Изменить размер шрифта - +
Со смотровой башни над разводным мостом я перевела взгляд на окружающий ров — высохший, конечно. Теперь там зеленела сочная трава.

Старина Жозеф что-то мне говорил. Наверное, решил, что мужчина приехал или женщина — это не его дело.

— Да, — говорил он. — В замке ничего не изменилось. Его Светлость следят за этим.

Его Светлость. Человек, с которым мне предстоит столкнуться. Воображение рисовало холодного аристократа. В дни террора такие с высокомерным, безразличным видом проезжали по улицам Парижа, направляясь к гильотине. Меня ждет позорное изгнание.

— Какая нелепость, — скажет он. — Я приглашал вашего отца. Вы должны немедленно уехать.

Что толку говорить: «Мне можно доверять не меньше, чем отцу. Я работала с ним. По правде, в старинных картинах я разбираюсь даже лучше. Эту часть заказа он всегда поручал мне».

Часть заказа! Как объяснить надменному французскому графу, что в профессиональной работе реставратора женщина может разбираться не хуже, чем мужчина.

— Ваша Светлость, я сама художник.

Представляю себе его презрительный взгляд.

— Мадемуазель, ваши таланты меня не интересуют. Я посылал не за вами, а за господином Лосоном. Поэтому сделайте одолжение, покиньте мой дом (…резиденцию? …замок?) незамедлительно.

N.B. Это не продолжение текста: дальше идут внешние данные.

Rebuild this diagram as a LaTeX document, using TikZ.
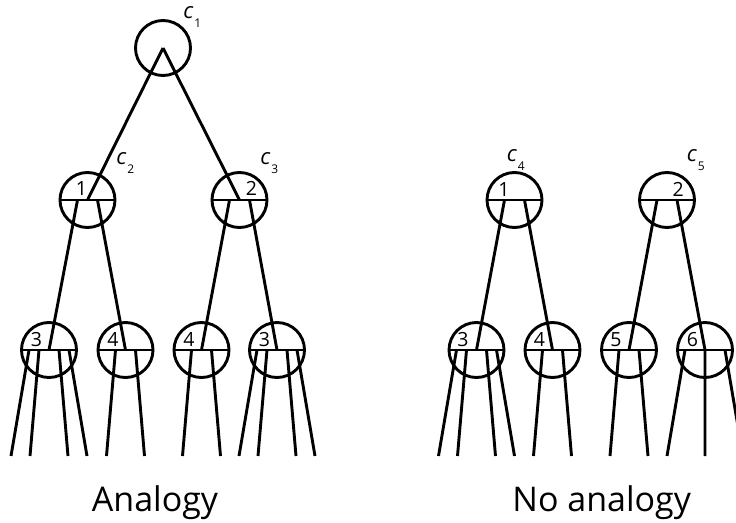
\documentclass[tikz,border=0pt]{standalone}
\usepackage{fontspec}
\setmainfont{Open Sans}
\usetikzlibrary{calc}
\newcommand\clabtxt[1]{{\itshape c}\kern1pt\raisebox{-9pt}{\fontsize{12}{12}\selectfont #1}}
\begin{document}
\begin{tikzpicture}[x=1pt,y=-1pt,line width=2.9pt,
  treenode/.style={draw,circle,minimum size=55pt,inner sep=0pt},
  num/.style={anchor=base west,inner sep=0pt,font=\fontsize{19.5}{19.5}\selectfont},
  clab/.style={anchor=base west,inner sep=0pt,font=\fontsize{22}{22}\selectfont},
  title/.style={anchor=base,inner sep=0pt,font=\fontsize{34}{34}\selectfont}]
\useasboundingbox (0,0) rectangle (736,522);
\clip (0,0) rectangle (736,522);

% ---------- Analogy tree ----------
\node[treenode] (r)   at (163,48) {};
\node[treenode] (n1)  at (87.5,200) {};
\node[treenode] (n2)  at (239.5,200) {};
\node[treenode] (n3a) at (49,350) {};
\node[treenode] (n4a) at (125.5,350) {};
\node[treenode] (n4b) at (201.5,350) {};
\node[treenode] (n3b) at (277,350) {};

\foreach \n in {n1,n2,n3a,n4a,n4b,n3b} \draw (\n.west) -- (\n.east);

\draw (r.center) -- (n1.center);
\draw (r.center) -- (n2.center);
\draw ($(n1)+(-10,0)$) -- (n3a.center);
\draw ($(n1)+(10,0)$) -- (n4a.center);
\draw ($(n2)+(-10,0)$) -- (n4b.center);
\draw ($(n2)+(10,0)$) -- (n3b.center);

\foreach \n in {n3a,n3b}
  \foreach \o/\e in {-20/-38,-10/-19,10/19,20/38}
    \draw ($(\n)+(\o,0)$) -- ($(\n)+(\e,106)$);
\foreach \n in {n4a,n4b}
  \foreach \o/\e in {-10/-19,10/19}
    \draw ($(\n)+(\o,0)$) -- ($(\n)+(\e,106)$);

\node[num] (t1)  at ($(n1)+(-13,-4.5)$) {1};
\node[num] (t2)  at ($(n2)+(5,-4.5)$) {2};
\node[num] (t3a) at ($(n3a)+(-19.5,-3.5)$) {3};
\node[num] (t4a) at ($(n4a)+(-19.5,-3.5)$) {4};
\node[num] (t4b) at ($(n4b)+(-19.5,-3.5)$) {4};
\node[num] (t3b) at ($(n3b)+(-19.5,-3.5)$) {3};

\node[clab] (c1) at (182,18.3) {\clabtxt{1}};
\node[clab] (c2) at (115,164) {\clabtxt{2}};
\node[clab] (c3) at (259,164) {\clabtxt{3}};

\node[title] (ta) at (155,511.7) {Analogy};

% ---------- No analogy trees ----------
\node[treenode] (m1) at (514.5,200) {};
\node[treenode] (m2) at (667,200) {};
\node[treenode] (m3) at (476.5,350) {};
\node[treenode] (m4) at (552.5,350) {};
\node[treenode] (m5) at (629,350) {};
\node[treenode] (m6) at (705,350) {};

\foreach \n in {m1,m2,m3,m4,m5,m6} \draw (\n.west) -- (\n.east);

\draw ($(m1)+(-10,0)$) -- (m3.center);
\draw ($(m1)+(10,0)$) -- (m4.center);
\draw ($(m2)+(-10,0)$) -- (m5.center);
\draw ($(m2)+(10,0)$) -- (m6.center);

\foreach \o/\e in {-20/-38,-10/-19,10/19,20/38}
  \draw ($(m3)+(\o,0)$) -- ($(m3)+(\e,106)$);
\foreach \n in {m4,m5}
  \foreach \o/\e in {-10/-19,10/19}
    \draw ($(\n)+(\o,0)$) -- ($(\n)+(\e,106)$);
\foreach \o/\e in {-20/-38,20/38}
  \draw ($(m6)+(\o,0)$) -- ($(m6)+(\e,106)$);
\draw (m6.center) -- ($(m6)+(0.01,106)$);

\node[num] (u1) at ($(m1)+(-17.5,-3.5)$) {1};
\node[num] (u2) at ($(m2)+(4.2,-3.5)$) {2};
\node[num] (u3) at ($(m3)+(-20.5,-3.5)$) {3};
\node[num] (u4) at ($(m4)+(-20,-3.5)$) {4};
\node[num] (u5) at ($(m5)+(-20,-3.5)$) {5};
\node[num] (u6) at ($(m6)+(-19.5,-3.5)$) {6};

\node[clab] (c4) at (505.5,161.7) {\clabtxt{4}};
\node[clab] (c5) at (685.5,161.7) {\clabtxt{5}};

\node[title] (tn) at (601.7,511.7) {No analogy};
\end{tikzpicture}
\end{document}
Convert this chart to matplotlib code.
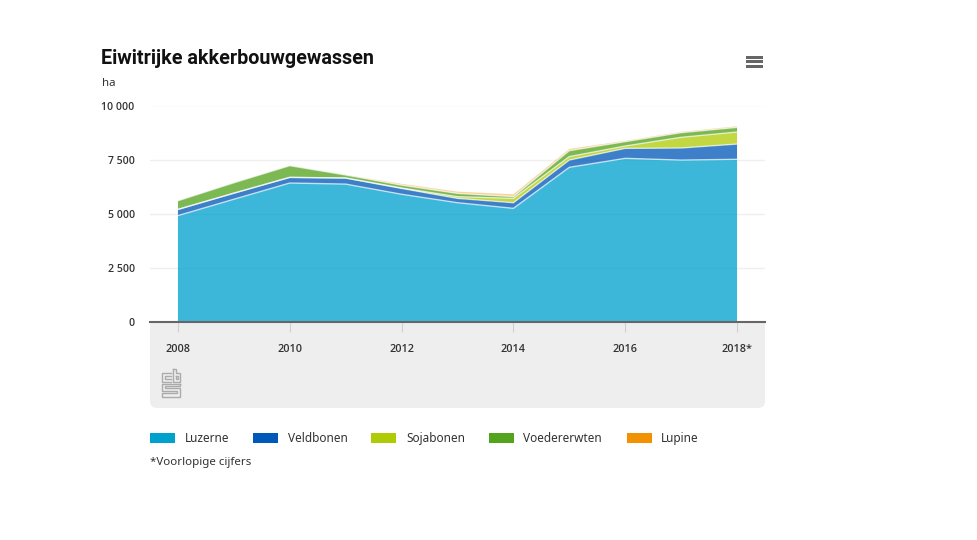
import numpy as np
import matplotlib
matplotlib.use('Agg')
import matplotlib.pyplot as plt
from matplotlib.patches import FancyBboxPatch, Rectangle

W, H = 978, 540

years = [2008, 2009, 2010, 2011, 2012, 2013, 2014, 2015, 2016, 2017, 2018]
luzerne = [4915, 5670, 6420, 6370, 5900, 5510, 5250, 7145, 7560, 7480, 7515]
veldbonen = [285, 280, 260, 280, 270, 200, 260, 335, 460, 557, 705]
sojabonen = [0, 0, 0, 0, 20, 80, 200, 160, 110, 493, 555]
voedererwten = [400, 480, 540, 140, 130, 150, 80, 275, 200, 215, 215]
lupine = [0, 0, 0, 10, 60, 80, 110, 80, 40, 40, 50]

names = ["Luzerne", "Veldbonen", "Sojabonen", "Voedererwten", "Lupine"]
colors = ["#00A1CD", "#0058B8", "#AFCB05", "#53A31D", "#F39200"]
y_ticks = [0, 2500, 5000, 7500, 10000]
y_labels = ["0", "2 500", "5 000", "7 500", "10 000"]
x_ticks = [2008, 2010, 2012, 2014, 2016, 2018]
x_labels = ["2008", "2010", "2012", "2014", "2016", "2018*"]

plt.rcParams['font.family'] = ['Noto Sans', 'DejaVu Sans']
txt = '#333333'

fig = plt.figure(figsize=(W / 100, H / 100), dpi=100, facecolor='white')

# overlay in pixel coords for panel, logo, legend
bg = fig.add_axes([0, 0, 1, 1])
bg.set_xlim(0, W)
bg.set_ylim(H, 0)
bg.axis('off')

bg.add_patch(FancyBboxPatch((154, 326), 607, 78, boxstyle='round,pad=4,rounding_size=7',
                            fc='#EEEEEE', ec='none'))
bg.add_patch(Rectangle((150, 322), 615, 12, fc='#EEEEEE', ec='none'))

# plot area: 2007.5-2018.5, y 0 at px 322, 10000 at px 105.5
ax = fig.add_axes([150 / W, 1 - 322 / H, 615 / W, 216.5 / H])
ax.patch.set_alpha(0)
ax.set_xlim(2007.5, 2018.5)
ax.set_ylim(0, 10000)

series = [luzerne, veldbonen, sojabonen, voedererwten, lupine]
tops = np.cumsum(series, axis=0)
polys = ax.stackplot(years, *series, colors=colors, alpha=0.76, lw=0, zorder=2)
polys[4].set_alpha(0.4)
for i in range(4):
    ax.plot(years, tops[i], color='white', lw=1, alpha=0.65, zorder=3)

ax.set_yticks(y_ticks, y_labels)
ax.set_xticks(x_ticks, x_labels)
ax.grid(axis='y', color='#EFEFEF', lw=1, zorder=0)
ax.set_axisbelow(True)
for s in ['top', 'left', 'right']:
    ax.spines[s].set_visible(False)
ax.spines['bottom'].set_color('#666666')
ax.spines['bottom'].set_linewidth(1.5)
ax.spines['bottom'].set_zorder(5)
ax.tick_params(axis='y', length=0, labelsize=7.6, labelcolor=txt, pad=11)
ax.tick_params(axis='x', length=7, width=0.8, color='#D0D0D0', labelsize=7.8,
               labelcolor=txt, pad=8.5)
for lab in ax.get_xticklabels() + ax.get_yticklabels():
    lab.set_family(['Open Sans', 'DejaVu Sans'])
    lab.set_fontweight('semibold')

bg.text(101, 58, "Eiwitrijke akkerbouwgewassen", fontsize=14.2, fontweight='bold',
        family=['Roboto', 'DejaVu Sans'], color='#111111', va='center', ha='left')
bg.text(102, 83, "ha", fontsize=8.2, color=txt, va='center', ha='left')

# hamburger menu
for y in [55.5, 60, 64.5]:
    bg.add_patch(Rectangle((745.5, y), 17, 3, fc='#666666', ec='none'))

# cbs logo
logo = [
    [(171, 372.5), (162, 372.5), (162, 381.5), (171, 381.5)],
    [(171, 375.5), (165, 375.5), (165, 378.5), (171, 378.5)],
    [(172.5, 368.5), (172.5, 381.5), (180, 381.5), (180, 372.5), (175.5, 372.5), (175.5, 368.5), (172.5, 368.5)],
    [(175.5, 375.5), (177.5, 375.5), (177.5, 378.5), (175.5, 378.5), (175.5, 375.5)],
    [(180, 383.5), (162, 383.5), (162, 390.5), (177, 390.5), (177, 393), (162, 393),
     (162, 396.5), (180, 396.5), (180, 387.5), (165, 387.5), (165, 386), (180, 386), (180, 383.5)],
]
for pts in logo:
    xs, ys = zip(*pts)
    bg.plot(xs, ys, color='#ABABAB', lw=1.0, solid_joinstyle='miter')

# legend
swatch_x = [150, 253, 371, 489, 627]
label_x = [185, 288, 406, 523, 661]
for sx, lx, name, c in zip(swatch_x, label_x, names, colors):
    bg.add_patch(Rectangle((sx, 433), 25, 10, fc=c, ec='none'))
    bg.text(lx, 438.5, name, fontsize=8.5, color=txt, va='center', ha='left')

bg.text(150, 462.5, "*Voorlopige cijfers", fontsize=8.3, color=txt, va='center', ha='left')

fig.savefig('out.png', dpi=100, facecolor='white')
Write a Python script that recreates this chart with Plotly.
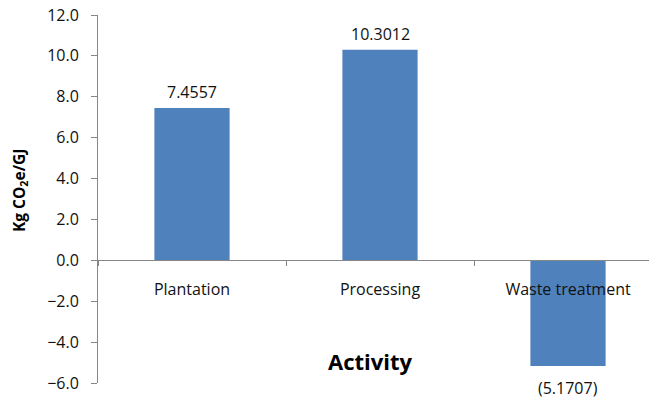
import plotly.graph_objects as go

categories = ["Plantation", "Processing", "Waste treatment"]
values = [7.4557, 10.3012, -5.1707]
y_ticks = [-6, -4, -2, 0, 2, 4, 6, 8, 10, 12]
y_title = "Kg CO<sub>2</sub>e/GJ"
x_title = "Activity"

labels = [f"{v:.4f}" if v >= 0 else f"({-v:.4f})" for v in values]

W, H = 649, 398
ML, MR, MT, MB = 98, 0, 15, 15
ymin, ymax = -6, 12
plot_w = W - ML - MR
plot_h = H - MT - MB
# category spacing ~188px; plot continues slightly beyond the right edge
cat_px = 188
x_hi = -0.5 + plot_w / cat_px

font_family = "Open Sans, Noto Sans, sans-serif"
axis_col = "#878787"
txt_col = "#111111"

fig = go.Figure()
fig.add_trace(go.Bar(
    x=categories, y=values, width=0.4,
    marker=dict(color="#4F81BD", line=dict(width=0)),
    cliponaxis=False, hoverinfo="skip",
))

for c, v, t in zip(categories, values, labels):
    fig.add_annotation(
        x=c, y=v, xref="x", yref="y", text=t, showarrow=False,
        yanchor="middle", yshift=16 if v >= 0 else -22,
        font=dict(family=font_family, size=16, color=txt_col),
    )

fig.add_annotation(
    x=(370 - ML) / plot_w, y=(H - MB - 361) / plot_h, xref="paper", yref="paper",
    text=f"<b>{x_title}</b>", showarrow=False, xanchor="center", yanchor="middle",
    font=dict(family=font_family, size=22, color="#000000"),
)
fig.add_annotation(
    x=(19 - ML) / plot_w, y=(H - MB - 191) / plot_h, xref="paper", yref="paper",
    text=f"<b>{y_title}</b>", showarrow=False, textangle=-90,
    xanchor="center", yanchor="middle",
    font=dict(family=font_family, size=15.5, color="#000000"),
)

fig.update_layout(
    width=W, height=H,
    margin=dict(l=ML, r=MR, t=MT, b=MB, pad=0),
    paper_bgcolor="white", plot_bgcolor="white",
    showlegend=False,
    font=dict(family=font_family, size=16, color=txt_col),
    xaxis=dict(
        type="category", range=[-0.5, x_hi],
        anchor="free", position=(0 - ymin) / (ymax - ymin),
        showline=True, linecolor=axis_col, linewidth=1,
        ticks="outside", tickson="boundaries", ticklen=5, tickcolor=axis_col,
        showgrid=False, zeroline=False,
        tickfont=dict(family=font_family, size=16, color=txt_col),
        ticklabelstandoff=14,
    ),
    yaxis=dict(
        range=[ymin, ymax], tickvals=y_ticks, tickformat=".1f",
        showline=True, linecolor=axis_col, linewidth=1,
        ticks="outside", ticklen=6, tickcolor=axis_col,
        showgrid=False, zeroline=False,
        tickfont=dict(family=font_family, size=16, color=txt_col),
        ticklabelstandoff=9,
    ),
)

fig.write_html("out.html")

Жозеф посматривал на меня с некоторым подозрением. Ясно, ему странно, что Его Светлость вызвали к себе женщину.

Я умирала от любопытства, но расспрашивать о графе не решалась. В такой ситуации неплохо бы также узнать что-нибудь о жителях замка, но об этом не может быть и речи. Нет. Надо вести себя так, будто я не делаю ничего особенного, и моя уверенность передастся остальным.

У меня в кармане лежал запрос, хотя «запрос» — не очень подходящее слово. Граф не стал бы просить, он приказывал — как хозяин положения.

Надо думать, в своем замке он настоящий король. «Его Светлость, граф де ла Таль, вызывает Д. Лосон в Шато-Гайар для реставрации картин». Так что же я, — Дэлис Лосон. Вы подразумевали Даниеля Лосона? Увы, он умер десять месяцев назад, а дело перешло в мои руки, то есть к его дочери, уже несколько лет помогавшей ему в работе.

В переписке с графом отец состоял около трех лет. Тот был наслышан о нем — как об авторитетном знатоке старинных зданий и полотен. Естественно, что с детства я с почтением относилась к его занятиям. Почтение переросло в увлечение. Отец поддерживал мой интерес. Мы провели не одну неделю во Флоренции, Риме и Париже, где я усердно изучала сокровища мировой культуры; когда мне выдавалась свободная минута в Лондоне, я тоже шла в галерею. Мама не опекала меня слишком строго, отца почти полностью поглощала работа, и я большей частью была предоставлена самой себе. Мы мало общались с другими людьми, у нас не было друзей, и мне до сих пор немного не по себе в незнакомой компании.

Я была не самой красивой девочкой, знала об этом и втайне страдала, но вела себя с напускным куражом. Это отталкивало людей, они считали меня гордячкой. И все же мне хотелось делиться с кем-нибудь впечатлениями, я нуждалась в друзьях. Чужая жизнь всегда интересовала меня. Мне казалось, что со мной ничего такого произойти не может. С каким восторгом я слушала разговоры, не предназначавшиеся для моих ушей! У нас было двое слуг — старый и молодой. Как я любила сидеть на кухне, когда они рассказывали друг другу — один, соответственно, о своих болезнях, а другой — о любовных похождениях! В магазине, куда мы ходили с мамой, я замирала, прислушиваясь к разговорам покупателей. Если к нам кто-нибудь приходил, меня часто заставали, по выражению отца, «под дверью». Мне здорово за это попадало.

Правда, когда я поступила в художественную школу, мне удалось немного пожить своей собственной жизнью.